The belief in unidentified flying objects around the United States is unquestionably growing. Locally, in Pierce County, eyes are on the skies as the area is known for UFO sightings. A recent Gallup poll found that fully 46 percent of Americans are true believers, and about 80 percent believe that life exists outside of Earth. That is more than certainty in evolution and just ten points off the number of people who believe the Earth is round.
Cultures throughout history have recorded unusual sightings, some historians state. They point to primitive drawings like those found in China dating to 5,000 B.C.E. that show what some say is a row of saucer-like craft bearing strange-looking animals peering down at the ground below. The ancient Egyptians, Greeks and Romans also reported sighting UFOs, as have the Mayans and Inca. Their descriptions are strikingly like those of modern-day observers. In fact, records exist of more than 300 sightings of UFOs before the 20th century.
Local Native American Tribes have lore passed down through generations of strange sky creatures and darting balls of light. The earliest written account of flying saucer sights on Puget Sound dates back 110 years, when the Tacoma Daily Ledger ran a story under the headline, “What was it? Wonderful apparition seen over Tacoma” way back in the fall of 1896.
The article regaled its readers with an account of a husband and wife seeing a strange light from their Tacoma Avenue house. The light seemed high in the sky over what was then commonly called Mount Tacoma, and modern folks call it Mount Rainier. The Puyallup Tribe calls it t?q?u?m?? — pronounced “Taquoma.”
“It flashed often and each time, sent forth various colored rays of light, shooting out from the center in every direction, like spokes from the hub of a wheel,” the article stated. “It seemed to have a wavering motion and swayed back and forth in its course through the heavens like a vessel at sea in a storm. He is puzzled to know what it was.”
This strange occurrence would not be the last account of mysterious things flying in the sky over Puget Sound. The recent declassification of military reports on such matters suggests that our skies might be a hub of unknown objects. The location of large and active military bases and airplane testing facilities might explain a few things since it is not unusual for new plane designs to stream through our skies that go unacknowledged for security reasons.
One of the most known sightings of UFOs in Puget Sound has gone down in history as the Maury Island Incident because it was one of the first to start the “Alien Invasion panic” of the late 1940s that lasted more than a decade. The facts behind what really happened over the skies of Commencement Bay and Mount Rainier and the legacy the Maury Island incident created are matters of debate to this day. The tale is a complex case that spanned several months in the summer of 1947.
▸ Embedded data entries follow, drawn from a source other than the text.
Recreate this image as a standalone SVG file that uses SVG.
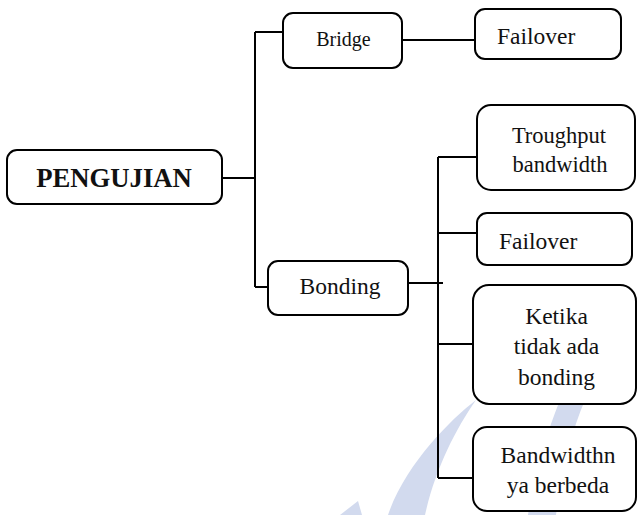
<svg xmlns="http://www.w3.org/2000/svg" width="637" height="515" viewBox="0 0 637 515">
<style>
.box{fill:#fff;stroke:#000;stroke-width:2}
.ln{fill:none;stroke:#000;stroke-width:2}
.t{font-family:"Liberation Serif","Times New Roman",serif;font-size:23.5px;fill:#111}
.c{text-anchor:middle}
.wm{fill:#d2daee}
</style>
<rect width="637" height="515" fill="#fff"/>
<g id="watermark">
<path class="wm" d="M476,400 C450,420 405,465 388,515 L425,515 C435,470 455,430 476,400 Z"/>
<path class="wm" d="M585,400 C572,430 562,470 556,515 L528,515 C535,470 548,430 560,400 Z"/>
<path class="wm" d="M340,515 L358,501 L362,515 Z"/>
</g>
<g id="connectors">
<path class="ln" d="M222,178 H255"/>
<path class="ln" d="M255,32 V287"/>
<path class="ln" d="M255,32 H283"/>
<path class="ln" d="M255,287 H268"/>
<path class="ln" d="M402,40 H475"/>
<path class="ln" d="M408,283 H443"/>
<path class="ln" d="M438,157 V478"/>
<path class="ln" d="M438,157 H477"/>
<path class="ln" d="M438,233 H477"/>
<path class="ln" d="M438,344 H473"/>
<path class="ln" d="M438,478 H473"/>
</g>
<g id="pengujian">
<rect class="box" x="7" y="150" width="215" height="54" rx="10"/>
<text class="t c" x="114" y="187" style="font-weight:bold;font-size:26.7px">PENGUJIAN</text>
</g>
<g id="bridge">
<rect class="box" x="283" y="13" width="119" height="55" rx="10"/>
<text class="t c" x="343.5" y="46" style="font-size:20px">Bridge</text>
</g>
<g id="failover1">
<rect class="box" x="475" y="9" width="146" height="50" rx="10"/>
<text class="t" x="497" y="44">Failover</text>
</g>
<g id="bonding">
<rect class="box" x="268" y="261" width="140" height="54" rx="10"/>
<text class="t c" x="340" y="294">Bonding</text>
</g>
<g id="troughput">
<rect class="box" x="477" y="105" width="158" height="85" rx="14"/>
<text class="t c" x="559" y="143" style="font-size:22.5px">Troughput</text>
<text class="t c" x="560" y="172" style="font-size:22.5px">bandwidth</text>
</g>
<g id="failover2">
<rect class="box" x="477" y="213" width="155" height="52" rx="10"/>
<text class="t" x="499" y="249">Failover</text>
</g>
<g id="ketika">
<rect class="box" x="473" y="285" width="163" height="119" rx="16"/>
<text class="t c" x="556.5" y="324">Ketika</text>
<text class="t c" x="556.5" y="354">tidak ada</text>
<text class="t c" x="556.5" y="385">bonding</text>
</g>
<g id="bandwidthn">
<rect class="box" x="473" y="427" width="163" height="84" rx="14"/>
<text class="t c" x="558" y="463">Bandwidthn</text>
<text class="t c" x="558" y="493">ya berbeda</text>
</g>
</svg>
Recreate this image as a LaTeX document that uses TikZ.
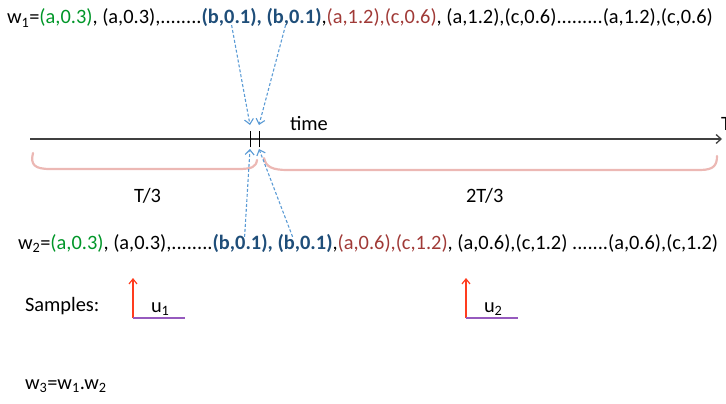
\documentclass[tikz,border=0pt]{standalone}
\usepackage{fontspec}
\setmainfont{Carlito}
\usetikzlibrary{arrows.meta}
\definecolor{okgreen}{RGB}{0,150,40}
\definecolor{bblue}{RGB}{31,78,121}
\definecolor{dred}{RGB}{160,58,55}
\definecolor{dashblue}{RGB}{91,155,213}
\definecolor{bracepink}{RGB}{236,184,180}
\definecolor{axisgray}{RGB}{64,64,64}
\definecolor{samplered}{RGB}{255,60,30}
\definecolor{samplepurple}{RGB}{150,90,190}
\tikzset{
  txt/.style={inner sep=0pt, outer sep=0pt, anchor=base west, font=\fontsize{20.4}{24}\selectfont},
  hit/.style={dashblue, densely dashed, line width=1.1pt, -{Straight Barb[length=5pt,width=9pt]}},
  bracket/.style={bracepink, line width=2.2pt, line cap=round},
  tick/.style={black, line width=1pt},
  spike/.style={samplered, line width=1.2pt, -{Straight Barb[length=5pt,width=8pt]}},
  base/.style={samplepurple, line width=1.2pt}
}
\newcommand{\gr}[1]{\textcolor{okgreen}{#1}}
\newcommand{\bl}[1]{\textcolor{bblue}{\bfseries #1}}
\newcommand{\rd}[1]{\textcolor{dred}{#1}}
\begin{document}
\begin{tikzpicture}[x=1pt,y=-1pt]
\useasboundingbox (0,0) rectangle (726,404);

% first sequence
\node[txt] (w1a) at (7,24) {w\textsubscript{1}=\gr{(a,0.3)}, (a,0.3),........};
\node[txt] (w1b) at (w1a.base east) {\bl{(b,0.1), (b,0.1)}};
\node[txt] (w1c) at (w1b.base east) {,\rd{(a,1.2),(c,0.6)}, (a,1.2),(c,0.6).........(a,1.2),(c,0.6)};

% time axis
\coordinate (t0) at (30,139);
\coordinate (t1) at (722,139);
\draw[axisgray, line width=1.3pt, -{Straight Barb[length=5pt,width=9pt]}] (t0) -- (t1);
\node[txt] (Tlab) at (721,130) {T};
\node[txt] (time) at (290,131) {time};
\coordinate (ka) at (250,139);
\coordinate (kb) at (259,139);
\draw[tick] ([yshift=-8pt]ka) -- ([yshift=8pt]ka);
\draw[tick] ([yshift=-8pt]kb) -- ([yshift=8pt]kb);

% brackets under the axis
\draw[bracket] (33,153) .. controls (30,165) and (35,169) .. (50,169)
  -- (238,169) .. controls (252,169) and (256,167) .. (257,160);
\draw[bracket] (264,158) .. controls (266,167) and (272,170) .. (288,170)
  -- (700,170) .. controls (714,170) and (717,165) .. (717,156);
\node[txt] (third) at (134,202) {T/3};
\node[txt] (twothird) at (466,202) {2T/3};

% second sequence
\node[txt] (w2a) at (18,249) {w\textsubscript{2}=\gr{(a,0.3)}, (a,0.3),........};
\node[txt] (w2b) at (w2a.base east) {\bl{(b,0.1), (b,0.1)}};
\node[txt] (w2c) at (w2b.base east) {,\rd{(a,0.6),(c,1.2)}, (a,0.6),(c,1.2) .......(a,0.6),(c,1.2)};

% pointers from the two (b,0.1) entries to the ticks
\draw[hit] ([xshift=30pt,yshift=2pt]w1b.south west) -- ([yshift=14pt]ka);
\draw[hit] ([xshift=84pt,yshift=2pt]w1b.south west) -- ([yshift=14pt]kb);
\draw[hit] ([xshift=32pt,yshift=-3pt]w2b.north west) -- ([yshift=-10pt]ka);
\draw[hit] ([xshift=80pt,yshift=-3pt]w2b.north west) -- ([yshift=-10pt]kb);

% samples
\node[txt] (samples) at (25,311) {Samples:};
\coordinate (s1) at (133,318);
\coordinate (s2) at (466,318);
\draw[spike] (s1) -- ++(0,-40);
\draw[base] (s1) -- ++(52,0);
\node[txt] (u1) at (151,312) {u\textsubscript{1}};
\draw[spike] (s2) -- ++(0,-40);
\draw[base] (s2) -- ++(52,0);
\node[txt] (u2) at (484,312) {u\textsubscript{2}};

\node[txt] (w3) at (25,389) {w\textsubscript{3}=w\textsubscript{1}.w\textsubscript{2}};
\end{tikzpicture}
\end{document}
Harold Dahl would later claim that on the afternoon of June 21, 1947, he and his crew of log scavengers were putting around Commencement Bay near Maury Island, the lesser-known sibling of Vashon Island to the north of Tacoma. The story goes that they were salvaging logs that had floated away from their sawmills that Dahl would then sell back to the buzzsaws of progress.
Dahl then said he saw six flying saucers in the skies, and two of the objects even collided. The mid-air crash, the story goes, caused debris to cascade into the water, some even hitting Dahl’s boat.
Just three days later, a pilot and businessman named Kenneth Arnold would later say that he saw nine disks skipping around Mount Rainier. Frontpage stories appeared on the “flying disks” “flying platters” or, to use the more popular term, “flying saucers.”
Those articles prompted more sightings, and the sky watchers were in full force.
July 4, 1947, was a big day for UFO sightings as reports from Portland to Bellingham streamed in, including some from police officers, four harbor patrolmen, and people on the street reported seeing disks in the sky. A military statement stated the sightings had not produced enough facts “to warrant further investigation.”
The first seed of coverup for the conspiracy-minded was planted. An exposé of the Maury Island incident ran in the pulp magazine Fate in 1948. The book “The Coming of the Saucers” and Gray Barker‘s 1956 book “They Knew Too Much About Flying Saucers,” which helped to popularize the image of “Men In Black” in mainstream culture, kept the story alive for years. However, the Maury Island Incident would be overshadowed by “The Incident” at Roswell, New Mexico, which happened just weeks after our locally famous cases.
New sightings are reported every few days and are all noted on the National UFO Reporting Center.